In the open technique, sometimes called the Hasson technique, the surgeon cuts through the abdominal wall layer by layer, visually confirming entry into the abdominal cavity before placing the trocar. No sharp instruments pass blindly into the body. Most surgeons (about 77% in one survey) prefer this open approach for its perceived safety, though neither method has been established as a definitive gold standard.
A third option, the optical trocar, includes a built-in window at its tip. The surgeon places a tiny camera inside the trocar and watches on a screen as the instrument passes through each tissue layer, rotating it gently with steady pressure. This lets the surgeon see exactly when the trocar enters the abdominal cavity.
Risks of Trocar Insertion
Trocar-related injuries are uncommon but can be serious. Data from a Finnish study found an overall rate of major trocar injuries at 1.4 per 1,000 procedures. Intestinal injuries occurred in about 0.6 per 1,000, urological injuries in 0.3 per 1,000, and vascular injuries in 0.1 per 1,000 cases. Major vascular injury, the most feared complication, has been reported at rates between 0.2% and 0.5% across studies, with the aorta, iliac arteries, and vena cava being the most commonly affected vessels. The risk is higher in very thin patients because there is less distance between the abdominal wall and major blood vessels.
Bowel injuries are particularly dangerous because they often go unrecognized during the procedure itself, delaying diagnosis. Port-site hernias, where tissue bulges through the hole left by a trocar, are another known complication, especially with larger 12 mm ports.
Disposable Versus Reusable Trocars
Disposable trocars are made of plastic and used once. Reusable trocars are typically stainless steel and can be sterilized between procedures. Disposable models offer consistent sharpness and a fresh seal every time, but they generate medical waste and cost more per procedure. Reusable trocars are more economical over time, though their valves wear out and may need replacement, and they can require more insertion force as they age.
Re-sterilizing single-use trocars to save money is generally not recommended because their design makes it difficult to fully clean internal spaces, creating an infection risk. Many surgical departments use a hybrid approach: reusable instruments as the default, with disposable backups available when a reusable trocar has a technical problem during a case.

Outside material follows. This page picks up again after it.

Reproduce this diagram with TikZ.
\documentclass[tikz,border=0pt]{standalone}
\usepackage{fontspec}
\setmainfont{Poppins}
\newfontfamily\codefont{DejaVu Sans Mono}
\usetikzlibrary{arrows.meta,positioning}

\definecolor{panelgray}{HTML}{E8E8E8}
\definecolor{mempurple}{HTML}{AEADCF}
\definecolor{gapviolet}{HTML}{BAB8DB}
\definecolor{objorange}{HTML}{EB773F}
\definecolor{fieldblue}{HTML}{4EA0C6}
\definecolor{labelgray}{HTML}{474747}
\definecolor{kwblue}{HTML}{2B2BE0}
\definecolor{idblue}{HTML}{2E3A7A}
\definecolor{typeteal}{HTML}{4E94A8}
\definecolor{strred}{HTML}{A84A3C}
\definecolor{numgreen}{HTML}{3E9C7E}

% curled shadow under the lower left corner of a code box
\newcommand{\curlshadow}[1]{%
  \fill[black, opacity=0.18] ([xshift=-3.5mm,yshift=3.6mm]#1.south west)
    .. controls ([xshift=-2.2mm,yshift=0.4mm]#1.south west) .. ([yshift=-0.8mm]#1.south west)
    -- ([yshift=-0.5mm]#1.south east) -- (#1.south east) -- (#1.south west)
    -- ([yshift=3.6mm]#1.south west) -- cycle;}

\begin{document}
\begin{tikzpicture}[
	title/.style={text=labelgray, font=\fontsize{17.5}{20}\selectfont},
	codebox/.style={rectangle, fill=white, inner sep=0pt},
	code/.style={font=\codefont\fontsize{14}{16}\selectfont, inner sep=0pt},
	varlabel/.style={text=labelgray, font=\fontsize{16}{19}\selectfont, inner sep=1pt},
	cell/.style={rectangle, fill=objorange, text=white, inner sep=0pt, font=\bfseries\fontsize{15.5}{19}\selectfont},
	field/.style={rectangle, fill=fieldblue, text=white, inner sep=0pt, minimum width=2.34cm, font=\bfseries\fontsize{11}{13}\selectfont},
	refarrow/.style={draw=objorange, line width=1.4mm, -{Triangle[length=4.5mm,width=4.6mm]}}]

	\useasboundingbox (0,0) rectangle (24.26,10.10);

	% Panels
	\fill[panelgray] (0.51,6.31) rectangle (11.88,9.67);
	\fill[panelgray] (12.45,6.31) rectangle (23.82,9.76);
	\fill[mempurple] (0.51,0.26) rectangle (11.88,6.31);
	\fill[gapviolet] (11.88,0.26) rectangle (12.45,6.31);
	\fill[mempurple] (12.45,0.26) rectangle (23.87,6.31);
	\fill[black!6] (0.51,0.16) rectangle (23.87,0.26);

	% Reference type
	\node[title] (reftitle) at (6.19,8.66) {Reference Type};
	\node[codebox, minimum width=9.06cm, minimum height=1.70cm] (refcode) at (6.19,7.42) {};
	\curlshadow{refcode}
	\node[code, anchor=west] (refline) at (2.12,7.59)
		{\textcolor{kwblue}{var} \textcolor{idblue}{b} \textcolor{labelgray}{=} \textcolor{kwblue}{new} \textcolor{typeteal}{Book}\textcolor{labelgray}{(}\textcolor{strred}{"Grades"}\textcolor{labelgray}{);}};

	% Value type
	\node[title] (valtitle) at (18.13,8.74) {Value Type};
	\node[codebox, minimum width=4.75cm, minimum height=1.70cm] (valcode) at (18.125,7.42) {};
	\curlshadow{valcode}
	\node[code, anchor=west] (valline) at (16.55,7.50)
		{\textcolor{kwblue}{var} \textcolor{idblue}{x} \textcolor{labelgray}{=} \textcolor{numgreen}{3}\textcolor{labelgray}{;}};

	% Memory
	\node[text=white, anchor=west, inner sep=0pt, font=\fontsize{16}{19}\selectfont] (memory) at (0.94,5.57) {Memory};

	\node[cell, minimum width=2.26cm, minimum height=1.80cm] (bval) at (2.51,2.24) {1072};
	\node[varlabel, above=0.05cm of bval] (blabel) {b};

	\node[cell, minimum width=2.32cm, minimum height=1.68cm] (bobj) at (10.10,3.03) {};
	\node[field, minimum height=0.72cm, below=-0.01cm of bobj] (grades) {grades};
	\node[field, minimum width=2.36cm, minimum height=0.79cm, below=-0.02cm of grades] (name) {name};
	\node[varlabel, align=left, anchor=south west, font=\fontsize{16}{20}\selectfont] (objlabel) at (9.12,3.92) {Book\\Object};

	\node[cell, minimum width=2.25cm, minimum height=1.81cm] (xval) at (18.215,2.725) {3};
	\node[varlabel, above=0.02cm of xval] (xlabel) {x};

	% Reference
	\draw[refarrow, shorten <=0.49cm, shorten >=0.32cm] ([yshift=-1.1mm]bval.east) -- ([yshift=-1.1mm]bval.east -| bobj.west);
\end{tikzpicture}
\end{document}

Trocars Outside of Surgery
Trocars play a role well beyond the operating room. In veterinary medicine, a trocar and cannula are used as emergency treatment for bloat in cattle. When a cow’s rumen fills with trapped gas and distends dangerously, a veterinarian (or in a true emergency, a farmer) punctures the animal’s flank with a trocar to release the pressure. The procedure takes seconds in a crisis and can be lifesaving. The cannula is left in place afterward to allow continued gas escape. The main risk is contamination of the abdominal cavity with stomach contents if the trocar is placed incorrectly, which can lead to peritonitis.
In mortuary science, a specialized trocar is used during the embalming process. This version is a long, pointed, hollow tube inserted into the chest and abdominal cavities to aspirate internal gases and fluids. Preserving fluid is then distributed through the same instrument to reach all the body’s cavities evenly.